▶ STATED GOAL
The lines to extract run from the first line of the material below to the line containing "inner sep=0pt] (row\y)", both included; leave the pictures behind.

▶ AVAILABLE DATA
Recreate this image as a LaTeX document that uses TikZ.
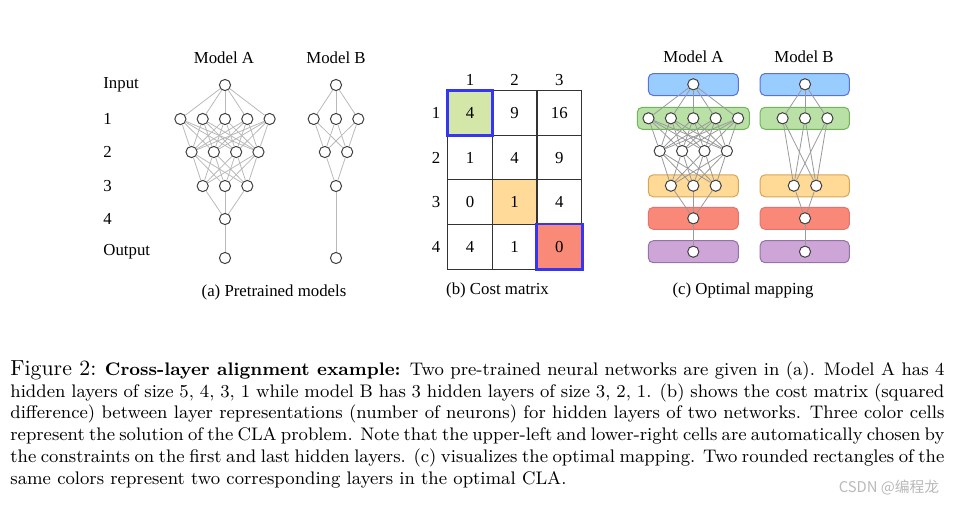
\documentclass[tikz,border=0pt]{standalone}
\usepackage{fontspec}
\newfontfamily\timesfont{Liberation Serif}
\newfontfamily\cjkfont{Noto Sans CJK SC}

\definecolor{inblue}{HTML}{99CCFF}
\definecolor{inblueline}{HTML}{5A6FE0}
\definecolor{hgreen}{HTML}{B9E0A5}
\definecolor{hgreenline}{HTML}{6FB65A}
\definecolor{horange}{HTML}{FFD996}
\definecolor{horangeline}{HTML}{D6A656}
\definecolor{hred}{HTML}{F98878}
\definecolor{hredline}{HTML}{E8736A}
\definecolor{outpurple}{HTML}{CDA5D6}
\definecolor{outpurpleline}{HTML}{9673A6}
\definecolor{cgreen}{HTML}{D4E7A8}
\definecolor{corange}{HTML}{FFDA98}
\definecolor{cred}{HTML}{FA8A78}
\definecolor{pickblue}{HTML}{3535F5}

\begin{document}
\begin{tikzpicture}[x=0.5pt,y=-0.5pt,
    every node/.style={font=\timesfont\fontsize{8.4}{10}\selectfont},
    neuron/.style={draw=black!75, fill=white, circle, inner sep=0pt, minimum size=5.6pt, line width=0.5pt},
    link/.style={gray!55, line width=0.4pt},
    maplink/.style={gray!80, line width=0.4pt},
    cell/.style={draw=black!80, line width=0.5pt, minimum width=22.3pt, minimum height=22.3pt, inner sep=0pt},
    pick/.style={draw=pickblue, line width=1.4pt},
    layerbox/.style={rounded corners=2.5pt, line width=0.5pt, minimum height=11pt, inner sep=0pt}]

  \useasboundingbox (0,0) rectangle (954,505);

  % (a) pretrained models
  \node (titleA) at (224,58) {Model A};
  \node (titleB) at (336,58) {Model B};
  \foreach \t/\y in {Input/85,1/119,2/152,3/186,4/219,Output/252}
    \node[anchor=west, inner sep=0pt] (row\y) at (103,\y) {\t};

  % Model A, layer by layer
  \foreach \l/\n/\y in {0/1/85,1/5/119,2/4/152,3/3/186,4/1/219,5/1/258} {
    \foreach \i in {1,...,\n} {
      \pgfmathsetmacro\x{225+(\i-(\n+1)/2)*22.3}
      \node[neuron] (pA\l-\i) at (\x,\y) {};
    }
  }
  % Model B
  \foreach \l/\n/\y in {0/1/85,1/3/119,2/2/152,3/1/186,5/1/258} {
    \foreach \i in {1,...,\n} {
      \pgfmathsetmacro\x{336+(\i-(\n+1)/2)*22.3}
      \node[neuron] (pB\l-\i) at (\x,\y) {};
    }
  }
  \foreach \l/\n/\k/\m in {0/1/1/5,1/5/2/4,2/4/3/3,3/3/4/1,4/1/5/1}
    \foreach \i in {1,...,\n}
      \foreach \j in {1,...,\m}
        \draw[link] (pA\l-\i) -- (pA\k-\j);
  \foreach \l/\n/\k/\m in {0/1/1/3,1/3/2/2,2/2/3/1,3/1/5/1}
    \foreach \i in {1,...,\n}
      \foreach \j in {1,...,\m}
        \draw[link] (pB\l-\i) -- (pB\k-\j);

  \node (capA) at (274,292) {(a) Pretrained models};

  % (b) cost matrix
  \foreach \r/\y/\vals in {1/113/{4/cgreen,9/white,16/white},
                           2/157.7/{1/white,4/white,9/white},
                           3/202.2/{0/white,1/corange,4/white},
                           4/246.7/{4/white,1/white,0/cred}} {
    \node (rowc\r) at (436,\y) {\r};
    \foreach \v/\f [count=\c] in \vals {
      \pgfmathsetmacro\x{470+(\c-1)*44.65}
      \node[cell, fill=\f] (c\r\c) at (\x,\y) {\v};
    }
  }
  \foreach \c in {1,2,3}
    \node (colc\c) at (c1\c |- 0,80) {\c};
  \draw[pick] (c11.north west) rectangle (c11.south east);
  \draw[pick] (c43.north west) rectangle (c43.south east);

  \node (capB) at (497.5,290) {(b) Cost matrix};

  % (c) optimal mapping
  \node (mapA) at (693.5,57) {Model A};
  \node (mapB) at (804,57) {Model B};

  % Rounded boxes of matched layers
  \foreach \k/\y/\w/\col in {0/84.5/90/inblue,1/118.3/112/hgreen,3/185.8/90/horange,4/218.3/90/hred,5/251.7/90/outpurple}
    \node[layerbox, minimum width=\w*0.5pt, fill=\col, draw=\col line] (boxA\k) at (693.3,\y) {};
  \foreach \k/\y/\col in {0/84.5/inblue,1/118.3/hgreen,2/185.8/horange,3/218.3/hred,5/251.7/outpurple}
    \node[layerbox, minimum width=44.6pt, fill=\col, draw=\col line] (boxB\k) at (804.7,\y) {};

  \foreach \l/\n/\y in {0/1/84.3,1/5/118.3,2/4/151,3/3/185.7,4/1/218.3,5/1/251.7} {
    \foreach \i in {1,...,\n} {
      \pgfmathsetmacro\x{693.3+(\i-(\n+1)/2)*22.4}
      \node[neuron] (mA\l-\i) at (\x,\y) {};
    }
  }
  \foreach \l/\n/\y in {0/1/84.3,1/3/118.3,2/2/185.7,3/1/218.3,5/1/251.7} {
    \foreach \i in {1,...,\n} {
      \pgfmathsetmacro\x{805+(\i-(\n+1)/2)*22.4}
      \node[neuron] (mB\l-\i) at (\x,\y) {};
    }
  }
  \foreach \l/\n/\k/\m in {0/1/1/5,1/5/2/4,2/4/3/3,3/3/4/1,4/1/5/1}
    \foreach \i in {1,...,\n}
      \foreach \j in {1,...,\m}
        \draw[maplink] (mA\l-\i) -- (mA\k-\j);
  \foreach \l/\n/\k/\m in {0/1/1/3,1/3/2/2,2/2/3/1,3/1/5/1}
    \foreach \i in {1,...,\n}
      \foreach \j in {1,...,\m}
        \draw[maplink] (mB\l-\i) -- (mB\k-\j);

  \node (capC) at (743,290) {(c) Optimal mapping};

  % Caption
  \node[anchor=north west, text width=467pt, inner sep=0pt, align=justify,
        font=\rmfamily\fontsize{9.1}{10.9}\selectfont] (caption) at (10,360)
    {\hyphenpenalty=10000\tolerance=9999\emergencystretch=20pt
     {\fontsize{10.9}{10.9}\selectfont Figure 2:} \textbf{Cross-layer alignment example:}\enspace
     Two pre-trained neural networks are given in (a). Model A has 4\linebreak
     hidden layers of size 5, 4, 3, 1 while model B has 3 hidden layers of size 3, 2, 1. (b) shows the cost matrix (squared\linebreak
     difference) between layer representations (number of neurons) for hidden layers of two networks. Three color cells\linebreak
     represent the solution of the CLA problem. Note that the upper-left and lower-right cells are automatically chosen by\linebreak
     the constraints on the first and last hidden layers. (c) visualizes the optimal mapping. Two rounded rectangles of the\linebreak
     same colors represent two corresponding layers in the optimal CLA.};

  \node[font=\cjkfont\fontsize{7.4}{8}\selectfont, text=gray!55] (mark) at (889,488) {CSDN @编程龙};

\end{tikzpicture}
\end{document}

▶ TASK RESULT
Recreate this image as a LaTeX document that uses TikZ.
\documentclass[tikz,border=0pt]{standalone}
\usepackage{fontspec}
\newfontfamily\timesfont{Liberation Serif}
\newfontfamily\cjkfont{Noto Sans CJK SC}

\definecolor{inblue}{HTML}{99CCFF}
\definecolor{inblueline}{HTML}{5A6FE0}
\definecolor{hgreen}{HTML}{B9E0A5}
\definecolor{hgreenline}{HTML}{6FB65A}
\definecolor{horange}{HTML}{FFD996}
\definecolor{horangeline}{HTML}{D6A656}
\definecolor{hred}{HTML}{F98878}
\definecolor{hredline}{HTML}{E8736A}
\definecolor{outpurple}{HTML}{CDA5D6}
\definecolor{outpurpleline}{HTML}{9673A6}
\definecolor{cgreen}{HTML}{D4E7A8}
\definecolor{corange}{HTML}{FFDA98}
\definecolor{cred}{HTML}{FA8A78}
\definecolor{pickblue}{HTML}{3535F5}

\begin{document}
\begin{tikzpicture}[x=0.5pt,y=-0.5pt,
    every node/.style={font=\timesfont\fontsize{8.4}{10}\selectfont},
    neuron/.style={draw=black!75, fill=white, circle, inner sep=0pt, minimum size=5.6pt, line width=0.5pt},
    link/.style={gray!55, line width=0.4pt},
    maplink/.style={gray!80, line width=0.4pt},
    cell/.style={draw=black!80, line width=0.5pt, minimum width=22.3pt, minimum height=22.3pt, inner sep=0pt},
    pick/.style={draw=pickblue, line width=1.4pt},
    layerbox/.style={rounded corners=2.5pt, line width=0.5pt, minimum height=11pt, inner sep=0pt}]

  \useasboundingbox (0,0) rectangle (954,505);

  % (a) pretrained models
  \node (titleA) at (224,58) {Model A};
  \node (titleB) at (336,58) {Model B};
  \foreach \t/\y in {Input/85,1/119,2/152,3/186,4/219,Output/252}
    \node[anchor=west, inner sep=0pt] (row\y) at (103,\y) {\t};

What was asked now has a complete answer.